What to work on - Print verbatim the opening line of the material and every subsequent line through the one containing "import plotly.graph_objects as go".

Provided material -
● ● ●
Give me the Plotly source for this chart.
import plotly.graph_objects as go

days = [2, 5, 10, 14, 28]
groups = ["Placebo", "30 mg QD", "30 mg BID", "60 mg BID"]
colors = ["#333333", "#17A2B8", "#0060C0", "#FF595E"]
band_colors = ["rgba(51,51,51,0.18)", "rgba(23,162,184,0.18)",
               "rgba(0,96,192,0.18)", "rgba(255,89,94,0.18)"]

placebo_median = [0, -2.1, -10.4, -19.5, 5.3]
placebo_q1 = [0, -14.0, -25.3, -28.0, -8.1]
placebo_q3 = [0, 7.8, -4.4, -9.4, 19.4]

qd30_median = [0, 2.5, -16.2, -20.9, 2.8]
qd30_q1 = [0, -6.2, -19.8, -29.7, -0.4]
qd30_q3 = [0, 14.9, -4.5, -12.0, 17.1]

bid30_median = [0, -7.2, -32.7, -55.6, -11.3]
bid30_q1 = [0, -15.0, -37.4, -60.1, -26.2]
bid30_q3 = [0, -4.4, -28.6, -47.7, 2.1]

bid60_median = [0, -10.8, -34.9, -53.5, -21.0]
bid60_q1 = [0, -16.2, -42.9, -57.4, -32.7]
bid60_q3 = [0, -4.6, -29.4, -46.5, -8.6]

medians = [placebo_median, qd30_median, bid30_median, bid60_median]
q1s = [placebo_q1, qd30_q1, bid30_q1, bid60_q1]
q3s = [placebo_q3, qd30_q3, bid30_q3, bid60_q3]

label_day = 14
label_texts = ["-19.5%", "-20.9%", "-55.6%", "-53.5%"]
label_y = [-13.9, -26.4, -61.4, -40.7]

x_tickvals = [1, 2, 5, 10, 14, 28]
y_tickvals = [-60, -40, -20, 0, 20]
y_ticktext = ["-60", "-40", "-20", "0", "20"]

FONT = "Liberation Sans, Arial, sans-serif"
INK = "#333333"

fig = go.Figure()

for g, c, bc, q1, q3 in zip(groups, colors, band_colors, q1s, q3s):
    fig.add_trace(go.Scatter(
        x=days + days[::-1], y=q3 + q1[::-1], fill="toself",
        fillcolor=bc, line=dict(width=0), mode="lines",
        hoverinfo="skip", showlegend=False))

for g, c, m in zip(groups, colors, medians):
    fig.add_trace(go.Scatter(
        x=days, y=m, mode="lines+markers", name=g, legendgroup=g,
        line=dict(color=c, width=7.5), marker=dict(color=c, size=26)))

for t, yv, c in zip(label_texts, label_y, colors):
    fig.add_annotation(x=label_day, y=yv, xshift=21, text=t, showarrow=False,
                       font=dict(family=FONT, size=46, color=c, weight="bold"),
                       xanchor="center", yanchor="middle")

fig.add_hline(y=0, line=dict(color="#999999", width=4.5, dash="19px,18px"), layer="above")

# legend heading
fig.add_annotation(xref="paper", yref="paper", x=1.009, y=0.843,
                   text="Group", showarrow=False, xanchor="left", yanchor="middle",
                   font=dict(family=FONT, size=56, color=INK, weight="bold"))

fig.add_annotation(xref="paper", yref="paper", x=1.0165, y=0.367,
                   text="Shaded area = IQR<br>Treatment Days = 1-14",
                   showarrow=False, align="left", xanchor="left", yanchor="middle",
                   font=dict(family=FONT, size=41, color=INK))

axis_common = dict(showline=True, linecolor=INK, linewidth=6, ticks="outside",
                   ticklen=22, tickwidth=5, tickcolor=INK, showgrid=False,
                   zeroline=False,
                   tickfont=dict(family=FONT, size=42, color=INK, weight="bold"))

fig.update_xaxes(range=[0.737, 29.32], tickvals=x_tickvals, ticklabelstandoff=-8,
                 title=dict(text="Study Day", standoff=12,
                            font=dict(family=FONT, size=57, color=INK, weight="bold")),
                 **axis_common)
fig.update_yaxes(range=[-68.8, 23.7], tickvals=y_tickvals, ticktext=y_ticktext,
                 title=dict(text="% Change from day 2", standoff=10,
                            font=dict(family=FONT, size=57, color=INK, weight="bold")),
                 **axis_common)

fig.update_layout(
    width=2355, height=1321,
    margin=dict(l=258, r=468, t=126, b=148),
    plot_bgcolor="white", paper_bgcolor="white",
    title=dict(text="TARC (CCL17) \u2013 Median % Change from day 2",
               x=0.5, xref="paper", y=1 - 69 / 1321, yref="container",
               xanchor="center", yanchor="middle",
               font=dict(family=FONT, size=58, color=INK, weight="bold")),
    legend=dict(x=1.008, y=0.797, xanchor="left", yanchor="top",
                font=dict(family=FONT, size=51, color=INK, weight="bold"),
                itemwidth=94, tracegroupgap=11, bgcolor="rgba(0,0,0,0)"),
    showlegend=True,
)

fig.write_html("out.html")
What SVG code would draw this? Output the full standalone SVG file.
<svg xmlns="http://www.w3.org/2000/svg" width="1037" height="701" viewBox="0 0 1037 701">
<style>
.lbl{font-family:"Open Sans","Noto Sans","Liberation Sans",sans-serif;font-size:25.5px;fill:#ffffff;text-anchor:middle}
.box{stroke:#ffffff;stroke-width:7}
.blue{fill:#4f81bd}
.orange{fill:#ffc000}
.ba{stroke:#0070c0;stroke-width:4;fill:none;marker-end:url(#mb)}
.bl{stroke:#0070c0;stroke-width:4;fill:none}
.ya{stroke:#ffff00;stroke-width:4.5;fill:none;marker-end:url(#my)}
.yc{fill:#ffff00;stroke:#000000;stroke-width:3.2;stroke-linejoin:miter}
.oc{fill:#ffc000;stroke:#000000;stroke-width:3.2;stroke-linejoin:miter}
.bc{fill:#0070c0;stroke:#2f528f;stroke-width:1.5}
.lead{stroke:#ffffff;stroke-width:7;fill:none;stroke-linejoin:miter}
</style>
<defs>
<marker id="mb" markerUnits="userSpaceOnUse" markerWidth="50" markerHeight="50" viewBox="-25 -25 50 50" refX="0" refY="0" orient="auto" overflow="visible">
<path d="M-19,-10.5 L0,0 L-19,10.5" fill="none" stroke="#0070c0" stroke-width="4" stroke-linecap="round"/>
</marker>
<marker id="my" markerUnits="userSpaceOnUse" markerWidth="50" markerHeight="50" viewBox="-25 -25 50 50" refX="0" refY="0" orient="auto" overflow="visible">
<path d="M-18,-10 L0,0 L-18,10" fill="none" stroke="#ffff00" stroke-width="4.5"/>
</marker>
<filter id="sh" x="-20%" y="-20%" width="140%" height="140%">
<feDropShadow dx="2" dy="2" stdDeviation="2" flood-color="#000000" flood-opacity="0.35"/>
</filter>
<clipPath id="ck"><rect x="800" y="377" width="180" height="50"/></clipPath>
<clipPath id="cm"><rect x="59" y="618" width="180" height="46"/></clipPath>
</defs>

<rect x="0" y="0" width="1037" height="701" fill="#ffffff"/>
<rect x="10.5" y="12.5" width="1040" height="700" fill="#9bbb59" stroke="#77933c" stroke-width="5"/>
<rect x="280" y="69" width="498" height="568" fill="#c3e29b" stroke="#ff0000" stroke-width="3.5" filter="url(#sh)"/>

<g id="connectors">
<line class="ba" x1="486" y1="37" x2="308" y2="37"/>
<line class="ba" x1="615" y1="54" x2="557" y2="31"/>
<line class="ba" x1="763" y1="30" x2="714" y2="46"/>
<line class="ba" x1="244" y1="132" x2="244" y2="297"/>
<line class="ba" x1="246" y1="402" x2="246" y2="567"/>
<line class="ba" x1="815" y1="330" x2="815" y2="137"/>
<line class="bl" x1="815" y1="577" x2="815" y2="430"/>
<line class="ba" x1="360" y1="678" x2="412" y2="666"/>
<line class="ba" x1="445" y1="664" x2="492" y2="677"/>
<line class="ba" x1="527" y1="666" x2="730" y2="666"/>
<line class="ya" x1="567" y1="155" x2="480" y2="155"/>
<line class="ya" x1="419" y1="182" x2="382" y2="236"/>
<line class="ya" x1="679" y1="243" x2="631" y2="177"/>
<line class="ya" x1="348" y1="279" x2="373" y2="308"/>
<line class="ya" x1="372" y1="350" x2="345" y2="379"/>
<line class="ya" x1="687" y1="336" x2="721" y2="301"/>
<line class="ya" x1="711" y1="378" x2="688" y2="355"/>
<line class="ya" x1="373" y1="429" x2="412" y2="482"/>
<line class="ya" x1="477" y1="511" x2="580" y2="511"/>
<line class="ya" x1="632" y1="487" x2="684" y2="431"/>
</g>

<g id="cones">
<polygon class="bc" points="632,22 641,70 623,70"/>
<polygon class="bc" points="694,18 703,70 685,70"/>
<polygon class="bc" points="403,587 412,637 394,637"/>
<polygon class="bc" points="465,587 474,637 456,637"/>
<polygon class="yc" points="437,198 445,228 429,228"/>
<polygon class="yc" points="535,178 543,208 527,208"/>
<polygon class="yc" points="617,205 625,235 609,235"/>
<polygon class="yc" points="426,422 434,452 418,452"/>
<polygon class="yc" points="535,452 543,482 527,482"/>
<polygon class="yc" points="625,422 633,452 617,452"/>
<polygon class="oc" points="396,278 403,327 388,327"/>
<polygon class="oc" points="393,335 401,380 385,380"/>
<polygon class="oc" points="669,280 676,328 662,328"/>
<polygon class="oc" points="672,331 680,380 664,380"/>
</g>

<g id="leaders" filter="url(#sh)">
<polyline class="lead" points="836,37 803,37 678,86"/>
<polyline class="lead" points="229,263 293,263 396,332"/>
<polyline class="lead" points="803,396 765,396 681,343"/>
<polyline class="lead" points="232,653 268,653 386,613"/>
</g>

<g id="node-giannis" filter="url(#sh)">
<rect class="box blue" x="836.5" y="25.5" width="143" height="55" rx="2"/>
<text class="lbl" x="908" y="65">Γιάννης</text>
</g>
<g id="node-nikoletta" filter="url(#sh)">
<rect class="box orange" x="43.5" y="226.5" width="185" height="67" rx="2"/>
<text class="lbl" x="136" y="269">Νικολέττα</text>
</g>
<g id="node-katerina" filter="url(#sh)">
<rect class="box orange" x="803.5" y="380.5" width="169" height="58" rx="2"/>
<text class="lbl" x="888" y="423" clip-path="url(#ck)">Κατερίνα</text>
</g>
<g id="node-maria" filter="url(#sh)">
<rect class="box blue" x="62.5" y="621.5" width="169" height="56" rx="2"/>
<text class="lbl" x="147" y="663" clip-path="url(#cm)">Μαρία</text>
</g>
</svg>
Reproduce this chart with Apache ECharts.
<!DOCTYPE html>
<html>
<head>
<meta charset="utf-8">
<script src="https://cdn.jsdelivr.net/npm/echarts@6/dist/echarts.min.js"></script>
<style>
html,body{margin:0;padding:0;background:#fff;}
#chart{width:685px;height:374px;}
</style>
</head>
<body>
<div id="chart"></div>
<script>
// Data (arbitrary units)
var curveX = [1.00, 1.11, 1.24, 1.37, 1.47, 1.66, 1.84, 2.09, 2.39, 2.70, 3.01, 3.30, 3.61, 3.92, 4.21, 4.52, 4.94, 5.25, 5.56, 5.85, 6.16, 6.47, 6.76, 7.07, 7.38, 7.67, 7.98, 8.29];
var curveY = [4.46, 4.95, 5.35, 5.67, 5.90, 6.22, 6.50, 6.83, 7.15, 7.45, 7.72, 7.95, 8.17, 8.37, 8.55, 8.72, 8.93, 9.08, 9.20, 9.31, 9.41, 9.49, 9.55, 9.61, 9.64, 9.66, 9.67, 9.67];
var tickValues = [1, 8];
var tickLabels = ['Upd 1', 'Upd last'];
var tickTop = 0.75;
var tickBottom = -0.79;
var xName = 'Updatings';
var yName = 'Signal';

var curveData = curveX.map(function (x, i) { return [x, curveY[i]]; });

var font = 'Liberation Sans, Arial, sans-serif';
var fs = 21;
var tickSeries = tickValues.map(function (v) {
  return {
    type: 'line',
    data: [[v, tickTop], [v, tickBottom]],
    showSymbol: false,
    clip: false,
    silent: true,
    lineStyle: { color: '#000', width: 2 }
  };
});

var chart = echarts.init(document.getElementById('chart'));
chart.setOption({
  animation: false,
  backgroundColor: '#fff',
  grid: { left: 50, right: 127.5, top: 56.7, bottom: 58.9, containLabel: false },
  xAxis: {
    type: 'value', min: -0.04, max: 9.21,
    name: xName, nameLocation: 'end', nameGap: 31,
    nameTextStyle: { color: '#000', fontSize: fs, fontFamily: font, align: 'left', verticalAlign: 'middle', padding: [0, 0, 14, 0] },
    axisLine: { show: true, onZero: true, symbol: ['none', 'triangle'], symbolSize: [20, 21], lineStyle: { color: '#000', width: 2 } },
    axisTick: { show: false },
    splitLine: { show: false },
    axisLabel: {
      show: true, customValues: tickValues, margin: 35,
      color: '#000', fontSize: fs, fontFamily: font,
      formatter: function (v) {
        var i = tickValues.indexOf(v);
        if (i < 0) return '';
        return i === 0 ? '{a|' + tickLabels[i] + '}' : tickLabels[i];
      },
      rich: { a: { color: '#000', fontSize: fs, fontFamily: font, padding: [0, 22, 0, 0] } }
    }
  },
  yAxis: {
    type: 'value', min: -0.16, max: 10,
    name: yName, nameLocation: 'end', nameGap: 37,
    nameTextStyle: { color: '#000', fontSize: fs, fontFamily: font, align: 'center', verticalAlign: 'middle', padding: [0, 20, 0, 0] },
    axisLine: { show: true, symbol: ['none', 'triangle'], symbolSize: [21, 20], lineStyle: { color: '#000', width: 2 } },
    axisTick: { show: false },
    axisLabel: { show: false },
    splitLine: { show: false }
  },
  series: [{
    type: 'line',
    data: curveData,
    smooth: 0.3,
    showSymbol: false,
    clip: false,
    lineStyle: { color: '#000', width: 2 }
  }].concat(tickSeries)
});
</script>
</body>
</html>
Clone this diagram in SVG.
● ● ●
Result of the task -
Give me the Plotly source for this chart.
import plotly.graph_objects as go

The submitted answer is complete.